| What is being asked |
Please write out the lines of the data exactly, beginning with the first and ending with the line containing "const ticksMenoresY = [35, 45, 55, 65, 75];"; leave the pictures behind.
↓↓↓
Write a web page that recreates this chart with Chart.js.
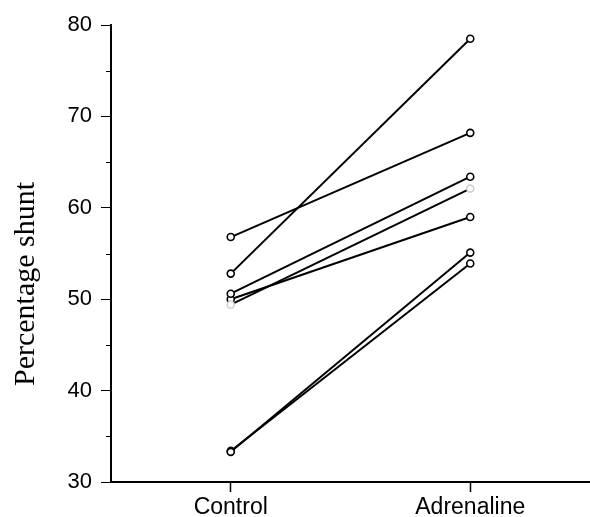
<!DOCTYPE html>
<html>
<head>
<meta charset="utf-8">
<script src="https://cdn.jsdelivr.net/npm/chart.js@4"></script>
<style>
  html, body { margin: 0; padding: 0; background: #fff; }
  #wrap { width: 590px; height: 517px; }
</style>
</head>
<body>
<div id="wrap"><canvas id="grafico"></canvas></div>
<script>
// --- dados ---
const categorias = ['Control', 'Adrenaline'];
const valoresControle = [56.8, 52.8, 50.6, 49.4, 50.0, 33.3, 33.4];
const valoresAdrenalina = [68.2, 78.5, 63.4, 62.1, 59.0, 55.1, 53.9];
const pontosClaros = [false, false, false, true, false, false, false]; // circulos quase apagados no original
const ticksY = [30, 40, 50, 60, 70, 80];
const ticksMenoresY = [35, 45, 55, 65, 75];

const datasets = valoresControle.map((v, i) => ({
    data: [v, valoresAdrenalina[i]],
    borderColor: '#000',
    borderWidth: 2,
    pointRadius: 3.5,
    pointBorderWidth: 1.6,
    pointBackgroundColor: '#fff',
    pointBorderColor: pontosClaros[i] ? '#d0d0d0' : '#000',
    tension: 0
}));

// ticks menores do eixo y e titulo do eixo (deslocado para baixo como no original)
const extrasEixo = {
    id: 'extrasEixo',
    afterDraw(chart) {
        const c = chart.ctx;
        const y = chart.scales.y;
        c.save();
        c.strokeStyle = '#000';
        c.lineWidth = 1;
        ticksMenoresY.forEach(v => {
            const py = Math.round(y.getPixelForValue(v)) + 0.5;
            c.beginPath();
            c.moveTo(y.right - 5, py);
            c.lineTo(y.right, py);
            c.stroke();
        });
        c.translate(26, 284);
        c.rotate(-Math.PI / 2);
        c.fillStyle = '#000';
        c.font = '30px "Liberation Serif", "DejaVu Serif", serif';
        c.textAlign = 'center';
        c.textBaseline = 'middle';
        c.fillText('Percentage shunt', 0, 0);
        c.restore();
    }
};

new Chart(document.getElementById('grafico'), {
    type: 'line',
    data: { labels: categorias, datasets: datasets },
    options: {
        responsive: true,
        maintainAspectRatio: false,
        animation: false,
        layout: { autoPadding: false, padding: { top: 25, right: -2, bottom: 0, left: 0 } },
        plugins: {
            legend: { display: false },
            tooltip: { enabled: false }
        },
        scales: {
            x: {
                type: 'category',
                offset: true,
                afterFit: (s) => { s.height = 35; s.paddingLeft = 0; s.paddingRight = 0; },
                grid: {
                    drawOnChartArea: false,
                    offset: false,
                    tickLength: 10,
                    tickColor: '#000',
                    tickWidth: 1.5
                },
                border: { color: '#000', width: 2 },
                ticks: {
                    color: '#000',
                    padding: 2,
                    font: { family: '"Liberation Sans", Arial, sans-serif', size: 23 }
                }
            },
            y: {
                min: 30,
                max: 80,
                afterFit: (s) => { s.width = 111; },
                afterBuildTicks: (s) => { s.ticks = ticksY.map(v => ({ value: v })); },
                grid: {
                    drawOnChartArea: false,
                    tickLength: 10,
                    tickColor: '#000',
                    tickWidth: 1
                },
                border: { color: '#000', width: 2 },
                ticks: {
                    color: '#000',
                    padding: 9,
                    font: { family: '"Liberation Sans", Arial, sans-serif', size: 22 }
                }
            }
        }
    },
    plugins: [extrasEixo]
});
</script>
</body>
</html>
↑↑↑
| Exercise output |
Write a web page that recreates this chart with Chart.js.
<!DOCTYPE html>
<html>
<head>
<meta charset="utf-8">
<script src="https://cdn.jsdelivr.net/npm/chart.js@4"></script>
<style>
  html, body { margin: 0; padding: 0; background: #fff; }
  #wrap { width: 590px; height: 517px; }
</style>
</head>
<body>
<div id="wrap"><canvas id="grafico"></canvas></div>
<script>
// --- dados ---
const categorias = ['Control', 'Adrenaline'];
const valoresControle = [56.8, 52.8, 50.6, 49.4, 50.0, 33.3, 33.4];
const valoresAdrenalina = [68.2, 78.5, 63.4, 62.1, 59.0, 55.1, 53.9];
const pontosClaros = [false, false, false, true, false, false, false]; // circulos quase apagados no original
const ticksY = [30, 40, 50, 60, 70, 80];
const ticksMenoresY = [35, 45, 55, 65, 75];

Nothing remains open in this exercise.